Comunque vada a finire, è utile farsi una idea precisa del senso della crisi aperta da Renzi. Crisi tutt’altro che incomprensibile, per nulla personale, ma genuinamente politica. Si spiega benissimo l’accanimento di Renzi su Conte, il quale, piaccia o non piaccia, è il perno oggi della maggioranza di governo e domani dell’alleanza strategica tra centrosinistra e M5S. Rinunciando alla quale non c’è partita. Potremmo riposare e consegnarci allegramente alla destra nostrana.
Riavvolgiamo il nastro. Con lucido cinismo, nelle scorse settimane, Matteo Renzi ha fatto affidamento su due circostanze:
a) la scommessa che l’opzione delle elezioni non fosse praticabile, per ragioni nobili e meno nobili (senso di responsabilità o istinto di sopravvivenza dei parlamentari);
b) la convinzione, ahimè fondata, di potere fare breccia nelle file del Pd e soprattutto dei suoi gruppi parlamentari.
Memore di averli selezionati nominalmente lui a suo tempo e facendo in particolare affidamento sui vertici dei gruppi parlamentari Pd un tempo a lui fedelissimi. Ne abbiamo avuto puntuale conferma in queste ore. Manifestamente l’obiettivo di Renzi, fallita la sua Italia Viva, è quello di fare saltare l’asse Pd-M5S e dividere e umiliare il suo ex partito.
Tardivamente, Nicola Zingaretti e i suoi collaboratori lo hanno compreso. Le cose potevano andare diversamente se ieri e l’altro ieri il vertice Pd si fosse regolato diversamente. Ieri, intendo nelle settimane più recenti, quando il Pd ha dato mezza sponda alle strumentali azioni corsare di Renzi, agitando solo per finta la minaccia delle elezioni (la sola capace di produrre un ravvedimento dei transfughi di Italia Viva). L’altro ieri, quando Zingaretti assunse la guida del Pd sull’onda di una generica domanda di avvicendamento dopo la disfatta elettorale del partito, senza però l’elaborazione della discontinuità dalla stagione renziana, attraverso qualcosa tipo un congresso.

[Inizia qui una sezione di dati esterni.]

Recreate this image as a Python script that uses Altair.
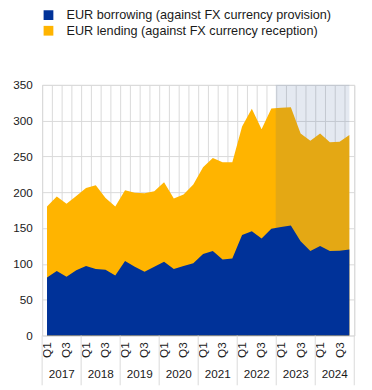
import altair as alt
import pandas as pd

years = [2017, 2018, 2019, 2020, 2021, 2022, 2023, 2024]
quarters = ["Q1", "Q2", "Q3", "Q4"]
borrowing = [81, 90, 82, 91, 97, 93, 92, 84,
             104, 96, 89, 96, 103, 93, 97, 101,
             114, 118, 106, 107.5, 140.5, 145.5, 135.5, 149,
             151.5, 153.6, 131.5, 118, 125, 118, 118.5, 120]
lending = [99, 104, 102, 104, 109, 117, 100, 96,
           99, 103.5, 109.5, 105.5, 111, 98.5, 100, 110,
           121, 130, 136, 134.5, 151.5, 171, 152.5, 168,
           166.5, 165, 150.5, 154, 157, 152, 152, 160]
series_names = ["EUR borrowing (against FX currency provision)",
                "EUR lending (against FX currency reception)"]
series_colors = ["#003299", "#FFB400"]
shade_period = [23.45, 31.0]  # quarter-index span of the shaded period

rows = []
for i, (b, l) in enumerate(zip(borrowing, lending)):
    rows.append(dict(idx=i, year=str(years[i // 4]), q=quarters[i % 4],
                     borrowing=b, lending=l))
df = pd.DataFrame(rows)
n = len(df)
shade_df = pd.DataFrame({"start": [shade_period[0]], "end": [shade_period[1]],
                         "top": [350], "bottom": [0]})

W, H = 320, 257
FONT = "Liberation Sans"
TXT = "#1a1a1a"
GRID = "#d9d9d9"

xscale = alt.Scale(domain=[-0.5, n - 0.5], nice=False, zero=False)
yscale = alt.Scale(domain=[0, 350], nice=False)
cscale = alt.Scale(domain=series_names, range=series_colors)

x_axis = alt.Axis(values=[k - 0.5 for k in range(n + 1)], labels=False, ticks=False,
                  domain=False, title=None, grid=True, gridColor=GRID)
y_axis = alt.Axis(values=list(range(0, 351, 50)), ticks=False, domain=False, title=None,
                  grid=True, gridColor=GRID, labelPadding=10, labelFontSize=12,
                  labelColor=TXT, labelFont=FONT)
legend = alt.Legend(orient="none", legendX=0, legendY=-78, title=None,
                    symbolType="square", symbolSize=100, symbolStrokeWidth=0,
                    labelFontSize=13, labelFont=FONT, labelColor=TXT,
                    labelOffset=12, rowPadding=2, padding=0, labelLimit=400)

base = alt.Chart(df)

yellow = base.transform_calculate(
    total="datum.borrowing + datum.lending",
    series=f"'{series_names[1]}'"
).mark_area(interpolate="linear").encode(
    x=alt.X("idx:Q", scale=xscale, axis=x_axis),
    y=alt.Y("total:Q", scale=yscale, axis=y_axis, stack=None),
    color=alt.Color("series:N", scale=cscale, legend=legend),
)

shade = alt.Chart(shade_df).mark_rect(color="#345A96", opacity=0.135).encode(
    x=alt.X("start:Q", scale=xscale, axis=x_axis),
    x2="end:Q",
    y=alt.Y("top:Q", scale=yscale, axis=y_axis),
    y2="bottom:Q",
)

blue = base.transform_calculate(
    series=f"'{series_names[0]}'"
).mark_area(interpolate="linear").encode(
    x=alt.X("idx:Q", scale=xscale, axis=x_axis),
    y=alt.Y("borrowing:Q", scale=yscale, axis=y_axis, stack=None),
    color=alt.Color("series:N", scale=cscale, legend=legend),
)

qlabels = base.transform_filter(
    "datum.q == 'Q1' || datum.q == 'Q3'"
).mark_text(angle=270, align="right", baseline="middle", fontSize=12,
            font=FONT, color=TXT).encode(
    x=alt.X("idx:Q", scale=xscale, axis=x_axis),
    y=alt.value(H + 7),
    text="q:N",
)

ylabels = base.mark_text(baseline="middle", align="center", fontSize=12,
                         font=FONT, color=TXT).encode(
    x=alt.X("mean(idx):Q", scale=xscale, axis=x_axis),
    y=alt.value(H + 40),
    text="year:N",
)

seps = base.transform_calculate(
    sep=f"datum.q == 'Q1' ? datum.idx - 0.5 : (datum.idx == {n - 1} ? datum.idx + 0.5 : -99)"
).transform_filter("datum.sep > -50").mark_rule(color=GRID, strokeWidth=1).encode(
    x=alt.X("sep:Q", scale=xscale, axis=x_axis),
    y=alt.value(H),
    y2=alt.value(H + 51),
)

chart = alt.layer(yellow, shade, blue, qlabels, ylabels, seps).properties(
    width=W, height=H,
    padding={"left": 35, "top": 74, "right": 10, "bottom": 50},
    autosize=alt.AutoSizeParams(type="none"),
).configure_view(stroke=None).configure(font=FONT)

chart.save("out.html", embed_options={"renderer": "svg", "actions": False})
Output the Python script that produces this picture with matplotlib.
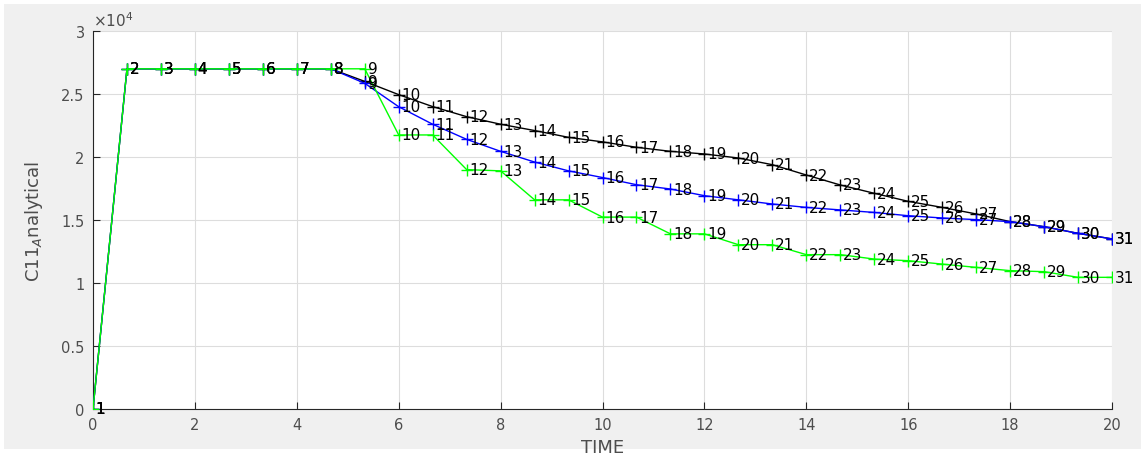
import matplotlib
matplotlib.use("Agg")
import matplotlib.pyplot as plt
from matplotlib.patches import Rectangle
from matplotlib.ticker import FuncFormatter, MultipleLocator
import numpy as np

# Data
time = [i * 20 / 30 for i in range(31)]
labels = [str(i + 1) for i in range(31)]

black_vals = [0, 27000, 27000, 27000, 27000, 27000, 27000, 27000, 26000,
              24950, 24000, 23200, 22600, 22100, 21560, 21200, 20770, 20450,
              20240, 19920, 19390, 18570, 17780, 17120, 16480, 16000, 15480,
              14870, 14470, 13940, 13500]
blue_vals = [0, 27000, 27000, 27000, 27000, 27000, 27000, 27000, 25850,
             23990, 22600, 21400, 20450, 19600, 18900, 18370, 17800, 17460,
             16930, 16600, 16270, 16000, 15800, 15600, 15340, 15160, 15030,
             14870, 14470, 13940, 13500]
green_vals = [0, 27000, 27000, 27000, 27000, 27000, 27000, 27000, 27000,
              21750, 21750, 19000, 18900, 16600, 16600, 15230, 15230, 13900,
              13900, 13040, 13040, 12250, 12250, 11900, 11770, 11500, 11240,
              10980, 10900, 10450, 10450]

W, H = 1141, 460
fig = plt.figure(figsize=(W / 100, H / 100), dpi=100, facecolor="white")
fig.add_artist(Rectangle((4 / W, (H - 450) / H), (W - 4) / W, (450 - 5) / H,
                         transform=fig.transFigure, facecolor="#f0f0f0",
                         edgecolor="none", zorder=-10))

ax = fig.add_axes([93 / W, (H - 410) / H, (1112 - 93) / W, (410 - 32) / H])
ax.set_zorder(1)
ax.set_facecolor("white")

series = [(black_vals, "black"), (blue_vals, "#0000ff"), (green_vals, "#00ff00")]
for vals, col in series:
    ax.plot(time, vals, color=col, lw=1.0, marker="+", markersize=8,
            markeredgewidth=1.0, zorder=3)
for vals, col in series:
    for t, v, lab in zip(time, vals, labels):
        ax.annotate(lab, (t, v), xytext=(2, 0), textcoords="offset points",
                    ha="left", va="center", fontsize=11, color="black",
                    fontfamily="DejaVu Sans", zorder=4, annotation_clip=False)

ax.set_xlim(0, 20)
ax.set_ylim(0, 30000)
ax.xaxis.set_major_locator(MultipleLocator(2))
ax.yaxis.set_major_locator(MultipleLocator(5000))
ax.yaxis.set_major_formatter(FuncFormatter(lambda v, p: f"{v/1e4:g}"))

ax.grid(True, color="#dddddd", lw=0.8, zorder=0)
ax.set_axisbelow(True)
for s in ["top", "right"]:
    ax.spines[s].set_visible(False)
for s in ["left", "bottom"]:
    ax.spines[s].set_color("#262626")
    ax.spines[s].set_linewidth(0.8)
ax.tick_params(direction="in", length=5, colors="#262626", labelsize=10.5,
               labelcolor="#4d4d4d", width=0.8, pad=6)

ax.set_xlabel("TIME", fontsize=13, color="#4d4d4d", labelpad=4)
ax.set_ylabel("C11$_A$nalytical", fontsize=13, color="#4d4d4d", labelpad=12)
ax.text(0.0, 1.005, r"$\times10^4$", transform=ax.transAxes, fontsize=11,
        color="#4d4d4d", ha="left", va="bottom")

fig.savefig("out.png", dpi=100, facecolor=fig.get_facecolor())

Discontinuità di linea e di gruppo dirigente.
Se il vertice del Pd dovesse avallare una soluzione che archiviasse Conte e nella quale ancora fossero determinanti i voti di Italia Viva con il suo potere di ricatto – senza cioè certificare il suo ridimensionamento e pretendere pubblica ammenda – alcune cose risulterebbero chiare: si trasmetterebbe l’idea che è stato tutto uno scherzo, che le parole dei politici valgono zero; si metterebbe a verbale che è Renzi a dettare la linea al suo ex partito; Zingaretti sarebbe delegittimato; il Pd ne uscirebbe privo della visione strategica sulla quale sembrava avesse scommesso per competere con le destre; si regredirebbe rispetto all’incipiente sano bipolarismo (con uno schieramento progressista che torna in partita); si dischiuderebbe invece lo spazio per operazioni neocentriste dal sapore trasformistico. Senza peraltro risolvere il problema contingente, perché Renzi, seguendo il suo spartito e incoraggiato dagli altrui cedimenti, riprenderebbe puntualmente il suo quotidiano ostruzionismo.
In breve, dentro questa distretta si celebra quel congresso che Zingaretti non ha fatto a tempo debito. Avendo come competitor congressuale (esterno ma effettivo) ancora Renzi.